What you have to do: Quote the data below in full, minus the images.
----- Given data -----
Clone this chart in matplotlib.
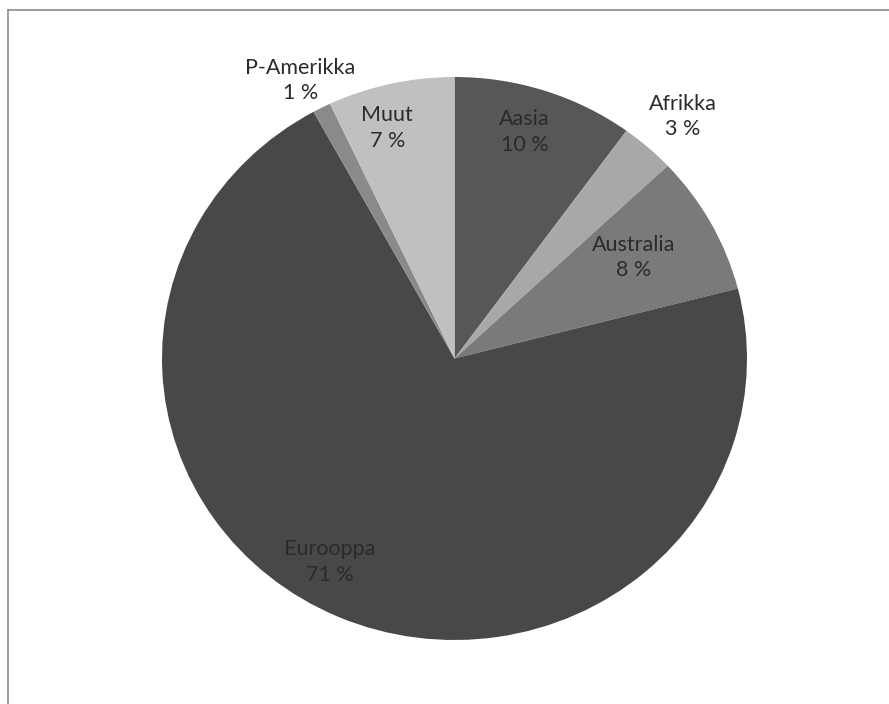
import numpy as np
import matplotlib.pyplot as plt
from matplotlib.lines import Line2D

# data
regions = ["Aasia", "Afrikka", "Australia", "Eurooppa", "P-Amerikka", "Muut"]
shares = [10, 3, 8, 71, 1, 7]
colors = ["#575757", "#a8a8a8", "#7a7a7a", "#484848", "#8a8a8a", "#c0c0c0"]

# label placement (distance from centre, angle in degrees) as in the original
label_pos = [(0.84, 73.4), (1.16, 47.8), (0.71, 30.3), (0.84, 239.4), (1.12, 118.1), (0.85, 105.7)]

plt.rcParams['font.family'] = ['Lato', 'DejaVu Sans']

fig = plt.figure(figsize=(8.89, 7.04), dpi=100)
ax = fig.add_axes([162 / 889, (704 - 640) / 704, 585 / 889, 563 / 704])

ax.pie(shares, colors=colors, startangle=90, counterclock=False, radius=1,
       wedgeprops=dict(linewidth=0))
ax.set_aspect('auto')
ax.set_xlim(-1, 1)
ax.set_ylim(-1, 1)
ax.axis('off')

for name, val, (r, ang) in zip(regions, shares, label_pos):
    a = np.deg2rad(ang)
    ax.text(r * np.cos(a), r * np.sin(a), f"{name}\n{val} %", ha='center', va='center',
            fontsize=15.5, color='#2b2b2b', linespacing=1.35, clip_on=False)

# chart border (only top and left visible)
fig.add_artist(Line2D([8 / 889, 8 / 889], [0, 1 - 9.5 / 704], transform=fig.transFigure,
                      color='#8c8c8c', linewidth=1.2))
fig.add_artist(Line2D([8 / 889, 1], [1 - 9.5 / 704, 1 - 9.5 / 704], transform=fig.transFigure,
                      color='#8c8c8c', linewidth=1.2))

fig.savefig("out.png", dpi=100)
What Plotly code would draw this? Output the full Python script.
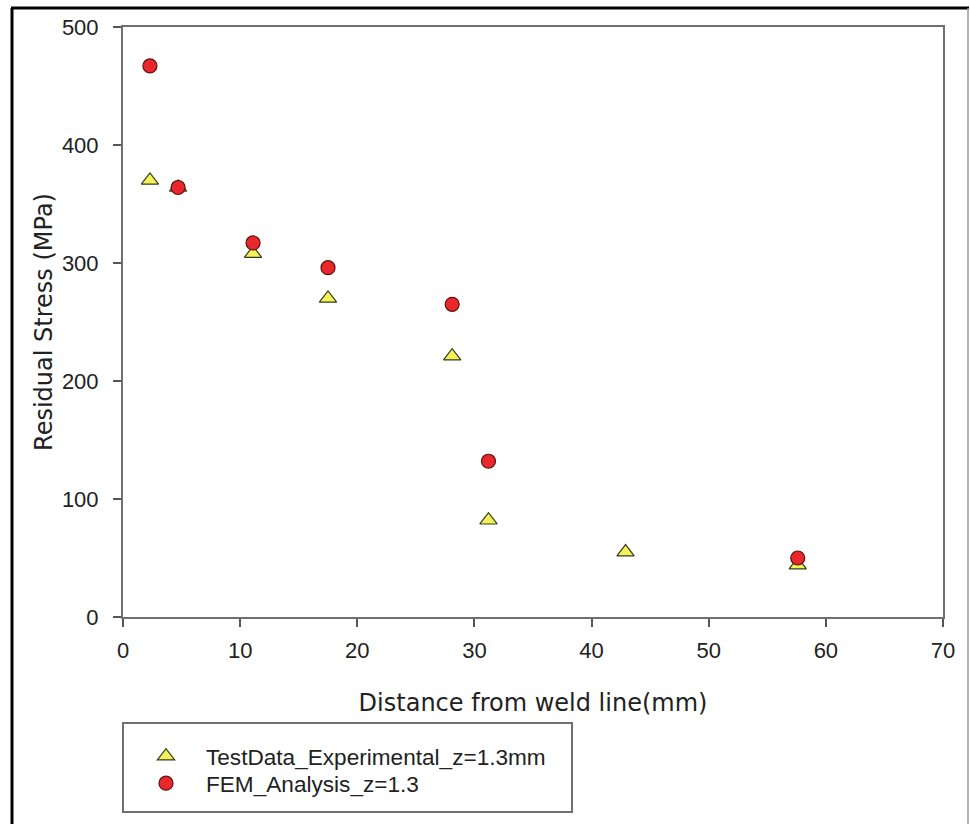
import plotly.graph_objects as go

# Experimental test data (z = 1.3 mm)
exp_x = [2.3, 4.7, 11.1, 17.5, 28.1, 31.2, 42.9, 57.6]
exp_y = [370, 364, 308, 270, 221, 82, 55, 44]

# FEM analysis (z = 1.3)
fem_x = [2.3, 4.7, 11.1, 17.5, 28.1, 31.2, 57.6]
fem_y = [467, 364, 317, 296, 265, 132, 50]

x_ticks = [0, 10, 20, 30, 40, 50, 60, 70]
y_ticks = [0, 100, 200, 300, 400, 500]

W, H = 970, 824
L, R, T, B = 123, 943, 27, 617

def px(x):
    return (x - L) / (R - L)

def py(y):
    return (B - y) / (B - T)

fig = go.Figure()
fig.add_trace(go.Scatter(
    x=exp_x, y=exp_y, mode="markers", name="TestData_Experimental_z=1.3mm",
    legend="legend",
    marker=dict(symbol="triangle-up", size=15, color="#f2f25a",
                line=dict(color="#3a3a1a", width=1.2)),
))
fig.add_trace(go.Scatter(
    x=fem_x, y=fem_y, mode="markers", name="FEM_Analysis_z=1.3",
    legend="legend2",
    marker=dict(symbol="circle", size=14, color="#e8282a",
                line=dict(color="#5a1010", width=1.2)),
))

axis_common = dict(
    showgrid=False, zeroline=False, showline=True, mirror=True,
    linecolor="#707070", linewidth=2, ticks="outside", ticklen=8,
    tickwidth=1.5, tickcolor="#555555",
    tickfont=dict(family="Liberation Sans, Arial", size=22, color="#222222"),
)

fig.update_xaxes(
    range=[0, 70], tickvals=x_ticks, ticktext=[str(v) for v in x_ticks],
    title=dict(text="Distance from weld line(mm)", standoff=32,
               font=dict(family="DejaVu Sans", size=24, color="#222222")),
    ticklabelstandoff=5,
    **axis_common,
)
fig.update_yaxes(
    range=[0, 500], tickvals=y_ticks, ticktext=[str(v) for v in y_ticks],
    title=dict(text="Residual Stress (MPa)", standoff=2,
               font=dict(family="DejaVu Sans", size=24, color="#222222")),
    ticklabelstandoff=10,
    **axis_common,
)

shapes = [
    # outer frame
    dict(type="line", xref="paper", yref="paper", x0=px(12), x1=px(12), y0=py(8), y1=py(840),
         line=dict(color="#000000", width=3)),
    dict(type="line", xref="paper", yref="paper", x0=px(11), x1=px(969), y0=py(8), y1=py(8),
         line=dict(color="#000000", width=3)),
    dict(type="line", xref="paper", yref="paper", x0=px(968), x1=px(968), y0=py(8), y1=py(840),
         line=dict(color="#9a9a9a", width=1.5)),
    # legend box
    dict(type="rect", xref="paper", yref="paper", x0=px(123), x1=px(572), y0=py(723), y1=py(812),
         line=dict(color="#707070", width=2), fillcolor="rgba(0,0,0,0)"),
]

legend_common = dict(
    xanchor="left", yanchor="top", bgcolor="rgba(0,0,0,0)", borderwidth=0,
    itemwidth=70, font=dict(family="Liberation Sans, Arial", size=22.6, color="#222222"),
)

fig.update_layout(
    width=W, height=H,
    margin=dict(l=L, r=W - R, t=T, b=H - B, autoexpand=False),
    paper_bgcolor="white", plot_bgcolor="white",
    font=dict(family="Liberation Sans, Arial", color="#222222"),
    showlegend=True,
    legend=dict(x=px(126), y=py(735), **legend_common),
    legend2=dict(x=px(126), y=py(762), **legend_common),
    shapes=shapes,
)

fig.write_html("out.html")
-----
Response:
Clone this chart in matplotlib.
import numpy as np
import matplotlib.pyplot as plt
from matplotlib.lines import Line2D

# data
regions = ["Aasia", "Afrikka", "Australia", "Eurooppa", "P-Amerikka", "Muut"]
shares = [10, 3, 8, 71, 1, 7]
colors = ["#575757", "#a8a8a8", "#7a7a7a", "#484848", "#8a8a8a", "#c0c0c0"]

# label placement (distance from centre, angle in degrees) as in the original
label_pos = [(0.84, 73.4), (1.16, 47.8), (0.71, 30.3), (0.84, 239.4), (1.12, 118.1), (0.85, 105.7)]

plt.rcParams['font.family'] = ['Lato', 'DejaVu Sans']

fig = plt.figure(figsize=(8.89, 7.04), dpi=100)
ax = fig.add_axes([162 / 889, (704 - 640) / 704, 585 / 889, 563 / 704])

ax.pie(shares, colors=colors, startangle=90, counterclock=False, radius=1,
       wedgeprops=dict(linewidth=0))
ax.set_aspect('auto')
ax.set_xlim(-1, 1)
ax.set_ylim(-1, 1)
ax.axis('off')

for name, val, (r, ang) in zip(regions, shares, label_pos):
    a = np.deg2rad(ang)
    ax.text(r * np.cos(a), r * np.sin(a), f"{name}\n{val} %", ha='center', va='center',
            fontsize=15.5, color='#2b2b2b', linespacing=1.35, clip_on=False)

# chart border (only top and left visible)
fig.add_artist(Line2D([8 / 889, 8 / 889], [0, 1 - 9.5 / 704], transform=fig.transFigure,
                      color='#8c8c8c', linewidth=1.2))
fig.add_artist(Line2D([8 / 889, 1], [1 - 9.5 / 704, 1 - 9.5 / 704], transform=fig.transFigure,
                      color='#8c8c8c', linewidth=1.2))

fig.savefig("out.png", dpi=100)
What Plotly code would draw this? Output the full Python script.
import plotly.graph_objects as go

# Experimental test data (z = 1.3 mm)
exp_x = [2.3, 4.7, 11.1, 17.5, 28.1, 31.2, 42.9, 57.6]
exp_y = [370, 364, 308, 270, 221, 82, 55, 44]

# FEM analysis (z = 1.3)
fem_x = [2.3, 4.7, 11.1, 17.5, 28.1, 31.2, 57.6]
fem_y = [467, 364, 317, 296, 265, 132, 50]

x_ticks = [0, 10, 20, 30, 40, 50, 60, 70]
y_ticks = [0, 100, 200, 300, 400, 500]

W, H = 970, 824
L, R, T, B = 123, 943, 27, 617

def px(x):
    return (x - L) / (R - L)

def py(y):
    return (B - y) / (B - T)

fig = go.Figure()
fig.add_trace(go.Scatter(
    x=exp_x, y=exp_y, mode="markers", name="TestData_Experimental_z=1.3mm",
    legend="legend",
    marker=dict(symbol="triangle-up", size=15, color="#f2f25a",
                line=dict(color="#3a3a1a", width=1.2)),
))
fig.add_trace(go.Scatter(
    x=fem_x, y=fem_y, mode="markers", name="FEM_Analysis_z=1.3",
    legend="legend2",
    marker=dict(symbol="circle", size=14, color="#e8282a",
                line=dict(color="#5a1010", width=1.2)),
))

axis_common = dict(
    showgrid=False, zeroline=False, showline=True, mirror=True,
    linecolor="#707070", linewidth=2, ticks="outside", ticklen=8,
    tickwidth=1.5, tickcolor="#555555",
    tickfont=dict(family="Liberation Sans, Arial", size=22, color="#222222"),
)

fig.update_xaxes(
    range=[0, 70], tickvals=x_ticks, ticktext=[str(v) for v in x_ticks],
    title=dict(text="Distance from weld line(mm)", standoff=32,
               font=dict(family="DejaVu Sans", size=24, color="#222222")),
    ticklabelstandoff=5,
    **axis_common,
)
fig.update_yaxes(
    range=[0, 500], tickvals=y_ticks, ticktext=[str(v) for v in y_ticks],
    title=dict(text="Residual Stress (MPa)", standoff=2,
               font=dict(family="DejaVu Sans", size=24, color="#222222")),
    ticklabelstandoff=10,
    **axis_common,
)

shapes = [
    # outer frame
    dict(type="line", xref="paper", yref="paper", x0=px(12), x1=px(12), y0=py(8), y1=py(840),
         line=dict(color="#000000", width=3)),
    dict(type="line", xref="paper", yref="paper", x0=px(11), x1=px(969), y0=py(8), y1=py(8),
         line=dict(color="#000000", width=3)),
    dict(type="line", xref="paper", yref="paper", x0=px(968), x1=px(968), y0=py(8), y1=py(840),
         line=dict(color="#9a9a9a", width=1.5)),
    # legend box
    dict(type="rect", xref="paper", yref="paper", x0=px(123), x1=px(572), y0=py(723), y1=py(812),
         line=dict(color="#707070", width=2), fillcolor="rgba(0,0,0,0)"),
]

legend_common = dict(
    xanchor="left", yanchor="top", bgcolor="rgba(0,0,0,0)", borderwidth=0,
    itemwidth=70, font=dict(family="Liberation Sans, Arial", size=22.6, color="#222222"),
)

fig.update_layout(
    width=W, height=H,
    margin=dict(l=L, r=W - R, t=T, b=H - B, autoexpand=False),
    paper_bgcolor="white", plot_bgcolor="white",
    font=dict(family="Liberation Sans, Arial", color="#222222"),
    showlegend=True,
    legend=dict(x=px(126), y=py(735), **legend_common),
    legend2=dict(x=px(126), y=py(762), **legend_common),
    shapes=shapes,
)

fig.write_html("out.html")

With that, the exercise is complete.